AG James leads charge for faster migrant work permits
Attorney General Letitia James is leading a group of 19 attorneys general urging the Department of Homeland Security (DHS) to expedite work authorization permits for migrants new to the United States.
In a letter to DHS Secretary Alejandro Mayorkas, the attorneys general highlighted the difficulties experienced by migrants due to long processing times and requested the federal government to rectify these delays, as they hinder migrants’ ability to find work and further strain states that provide support services for them.
“For generations, immigrants have come to New York seeking new opportunities for themselves and their families, and recent arrivals are no different,” Attorney General James said in a statement. “Bureaucratic delays and a lack of work permits are depriving new immigrants of the chance to create a better life here in America. Moreover, these delays are hurting our economy by depriving businesses of a much-needed source of labor.”
While many new migrants are eligible for work authorization, the long waiting times have left them unable to support themselves and their families. This situation is placing an unsustainable burden on states that offer support services to ensure that migrants receive food, shelter, medical care, and education.

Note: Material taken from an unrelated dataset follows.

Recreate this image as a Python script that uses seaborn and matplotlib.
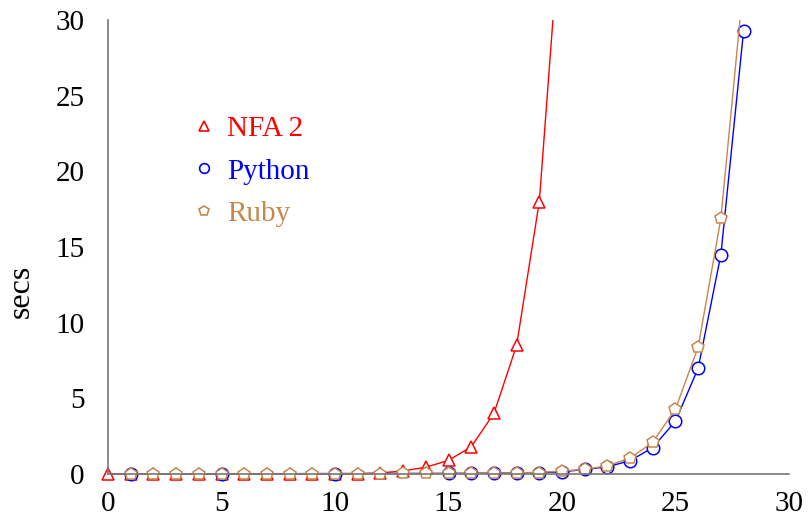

The coalition of attorneys general noted that businesses in sectors such as food service, retail, transportation, and health care are facing an increased demand for workers. They argue that expediting work authorization for migrants will help meet this demand, improve wages and working conditions, and reduce violations of workers’ rights.
In their letter, the attorneys general specifically request that DHS grant work authorization to migrants permitted to remain in the United States, address inconsistent lengths of permitted stay, automatically renew work permits when immigration status is renewed, and make work authorization applications with fee waivers available online.
Attorneys general from Arizona, Connecticut, Delaware, Hawaii, Illinois, Maryland, Massachusetts, Michigan, Minnesota, Nevada, New Jersey, New Mexico, Oregon, Pennsylvania, Rhode Island, Vermont, Washington, and the District of Columbia have joined Attorney General James in sending the letter to DHS.